One billion dollars. That's how much it will cost now that FEMA is extending aid to hurricane Katrina and Rita victims until 2009. 100 of those families live here in Amarillo.
NewsChannel 10's Marissa Bagg has more on how locals are reacting to the expensive extension.
This is the second time FEMA is extending the date on their rental housing assistance program... And many of those who would benefit live in this Green Acres addition. For them - it's just what the doctor ordered.
"I was excited about it, it's a good opportunity for everyone trying to figure out what they're going to do for the next couple months or the next year, regardless of any town you are in," says Pernell Robertson, a hurricane survivor.

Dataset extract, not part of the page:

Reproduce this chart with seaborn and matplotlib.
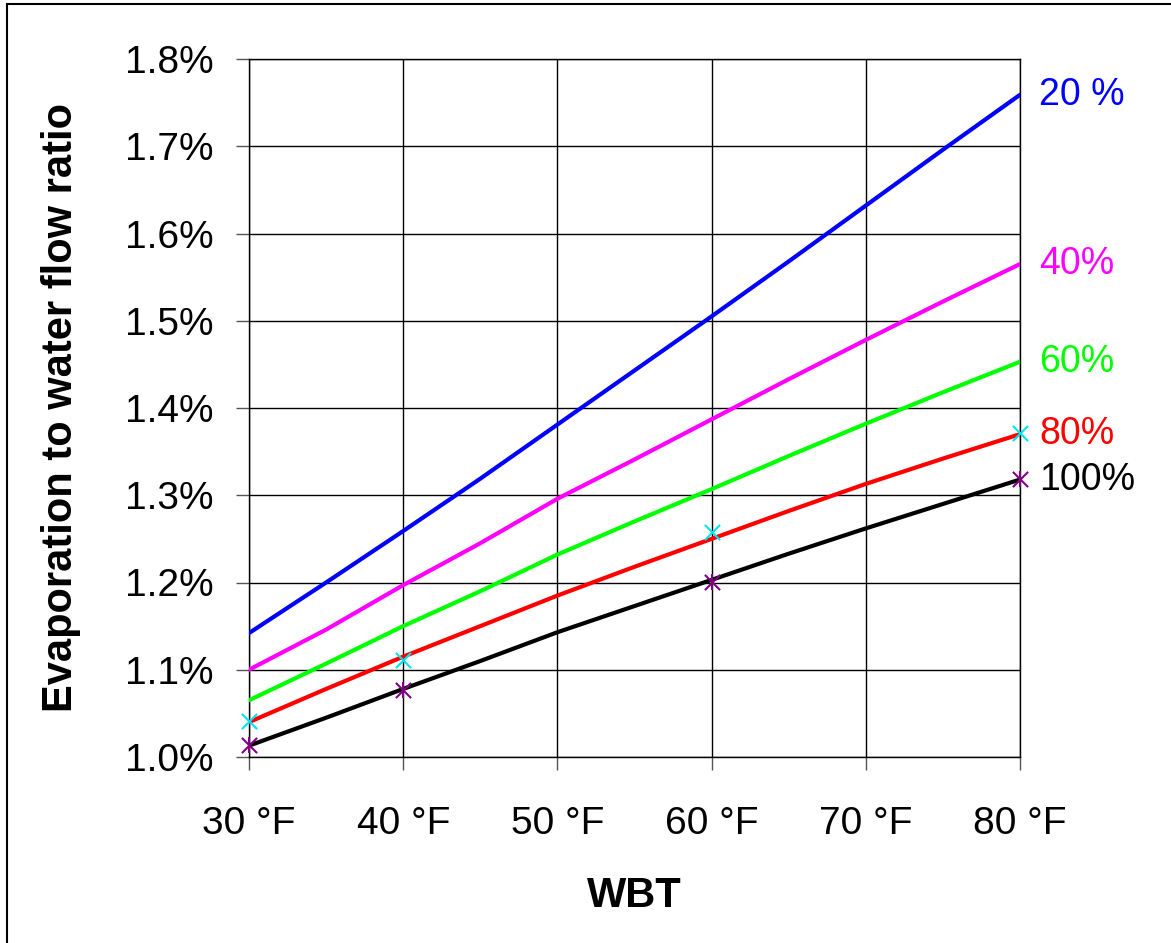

Robertson hasn't received housing assistance from FEMA for months, but now that it's being extended, he may re-apply. And one year and a half after the disaster some Amarilloans are happy to hear of the extension.
"I think it's great, they need it because they lost everything, I think it will be good for them," says Kade Caisom.
"If they can spend billions overseas they can take care of their own here," says Sony Mercado.
Although Mercado is happy to hear the help is still out there for those who escaped scenes like these... He thinks the federal government is going about it all wrong.
"Throughout I-10 you can see all the damage, I don't know it's be a year and a half, but allow these people to go home and reconstruct is the way to help people not extending rent," says Mercado.
We also spoke with people who think enough is enough and FEMA should cut the financial leash to victims, but they wouldn't go one camera. Robertson has a message for them.
"I understand the cliche that people have done enough FEMA can only do so much that's understandable, if they can help us they can, if they can't they can't we have to move on," says Robertson.